The pollution is coming from wood smoke, commercial and industrial activities and motor and marine vehicles.

"There are a lot of different sources for fine particulates," said Earle Plain, air quality meteorologist with the Ministry of Environment. The problems come in the winter when everyone ramps up their usage in response to colder weather, whether its idling their cars longer or industry having to use more fuel for their processes.

"All those things add up," he said.

The Cowichan Valley wasn’t subject to air quality advisories until a few years ago, but Plain said that’s not necessarily because the pollution is getting worse, but because now there are monitoring stations to measure it.

"Wood smoke concentrations are expected to be higher during the evening, overnight and early morning hours and should improve during daylight hours," the press release said.

People who fall into the high risk groups, including infants and the elderly are being advised to avoid areas with wood smoke and stay indoors with windows and doors closed, and run an air cleaner.
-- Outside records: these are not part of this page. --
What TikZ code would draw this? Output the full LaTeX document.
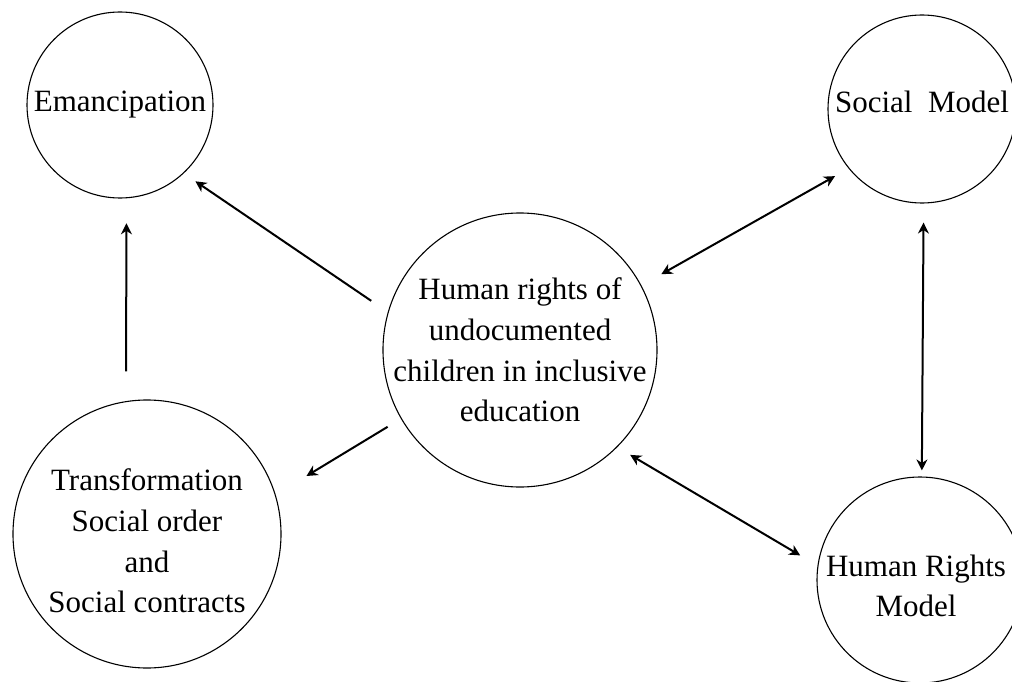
\documentclass[tikz,border=0pt]{standalone}
\usepackage{fontspec}
\setmainfont{Liberation Serif}
\usetikzlibrary{arrows.meta}
\begin{document}
\begin{tikzpicture}[x=1pt,y=-1pt,
  bubble/.style={circle, draw, line width=1.1pt, inner sep=0pt, minimum size=#1},
  lbl/.style={font=\fontsize{31}{40.7}\selectfont, align=center, inner sep=0pt},
  conn/.style={line width=2pt, -{Stealth[length=11pt,width=11pt,inset=3.5pt]}},
  biconn/.style={line width=2pt, {Stealth[length=11pt,width=11pt,inset=3.5pt]}-{Stealth[length=11pt,width=11pt,inset=3.5pt]}}]
\useasboundingbox (0,0) rectangle (1012,682);
\fill[white] (0,0) rectangle (1012,682);

\node[bubble=186pt, label={[lbl]center:Emancipation}] (eman) at (120,105) {};
\node[bubble=188pt, label={[lbl,yshift=7pt]center:Social\ \ Model}] (soc) at (922,109) {};
\node[bubble=274pt, label={[lbl]center:{Human rights of\\undocumented\\children in inclusive\\education}}] (hr) at (520,350) {};
\node[bubble=268pt, label={[lbl,yshift=-7pt]center:{Transformation\\Social order\\and\\Social contracts}}] (trans) at (147,534) {};
\node[bubble=206pt, label={[lbl,yshift=-6pt,xshift=-4pt]center:{Human Rights\\Model}}] (hrm) at (920,580) {};

\draw[conn, shorten <=20pt, shorten >=14pt] (hr.164.9) -- (eman.-47.3);
\draw[conn, shorten <=29.8pt, shorten >=25pt] (trans.99.45) -- (eman.-86.92);
\draw[conn, shorten <=15.5pt, shorten >=36pt] (hr.210.8) -- (trans.17.8);
\draw[biconn, shorten <=22.8pt, shorten >=15.5pt] (hr.28.8) -- (soc.219.1);
\draw[biconn, shorten <=19pt, shorten >=6pt] (soc.-89.4) -- (hrm.89.0);
\draw[biconn, shorten <=15pt, shorten >=20pt] (hr.-45.8) -- (hrm.172.1);
\end{tikzpicture}
\end{document}
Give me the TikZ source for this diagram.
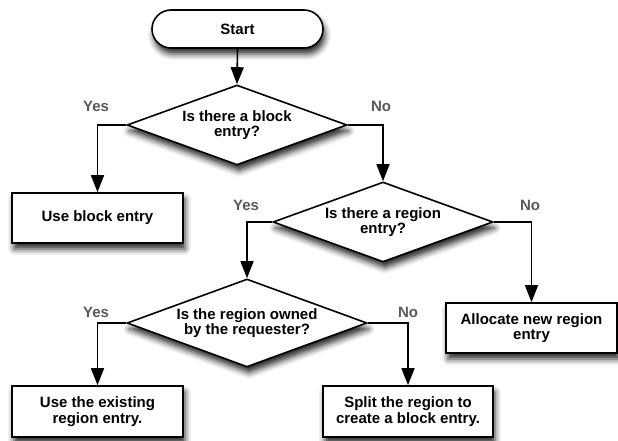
\documentclass[tikz,border=0pt]{standalone}
\usepackage{fontspec}
\setmainfont{Liberation Sans}
\usetikzlibrary{shapes.geometric,arrows.meta,shadows.blur}
\begin{document}
\begin{tikzpicture}[x=1pt,y=1pt,
  every node/.style={font=\fontsize{15}{15.5}\selectfont\bfseries},
  shad/.style={blur shadow={shadow xshift=2pt,shadow yshift=-6pt,shadow blur radius=6pt,shadow opacity=85}},
  box/.style={draw,line width=1.6pt,fill=white,align=center,inner sep=0pt,shad},
  term/.style={box,rounded corners=19pt,minimum width=171pt,minimum height=38pt},
  procbox/.style={box,minimum width=171pt,minimum height=50pt},
  decide/.style={draw,line width=1.6pt,fill=white,shape=diamond,align=center,inner sep=0pt,shad},
  lab/.style={text=black!65},
  conn/.style={line width=1.6pt,-{Triangle[length=17pt,width=13pt]}}
]
\useasboundingbox (0,0) rectangle (618,440);
\node[term] (start) at (237.5,411) {Start};
\node[decide,minimum width=220pt,minimum height=80pt,aspect=2.75] (d1) at (237,315) {Is there a block\\entry?};
\node[procbox] (b1) at (97.5,222) {Use block entry};
\node[decide,minimum width=220pt,minimum height=80pt,aspect=2.75] (d2) at (383,218) {Is there a region\\entry?};
\node[procbox] (alloc) at (531.5,112) {Allocate new region\\entry};
\node[decide,minimum width=240pt,minimum height=88pt,aspect=2.73] (d3) at (247,117) {Is the region owned\\by the requester?};
\node[procbox,minimum height=51pt] (b3) at (97.5,28.5) {Use the existing\\region entry.};
\node[procbox,minimum height=51pt,minimum width=170pt] (b4) at (408,28.5) {Split the region to\\create a block entry.};

\node[lab] (y1) at (96,334) {Yes};
\node[lab] (n1) at (381,334) {No};
\node[lab] (y2) at (246,235) {Yes};
\node[lab] (n2) at (530,235) {No};
\node[lab] (y3) at (96,128) {Yes};
\node[lab] (n3) at (408,128) {No};

\draw[conn] (start.south) -- (d1.north);
\draw[conn] (d1.west) -| (b1.north);
\draw[conn] (d1.east) -| (d2.north);
\draw[conn] (d2.west) -| (d3.north);
\draw[conn] (d2.east) -| (alloc.north);
\draw[conn] (d3.west) -| (b3.north);
\draw[conn] (d3.east) -| (b4.north);
\end{tikzpicture}
\end{document}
People can also take shelter in airconditioned buildings that have limited entry of outdoor air.

To try to reduce what’s in the air, the exemption to the Open Burning Smoke Regulation that allows for open burning of debris has been suspended, meaning no new fires can be started and no more material can be added to existing ones, under threat of fines.

Individuals are asked to do their part by avoiding the use of their fireplaces and woodstoves unless they are the home’s only source of heat. If they are the only source of heat, people are asked to use only CSA/EPA emissions approved wood-burning appliances and well cured wood.

People are also asked to avoid backyard burning and idling their vehicles.

The poor air quality is expected to continue until the weather changes.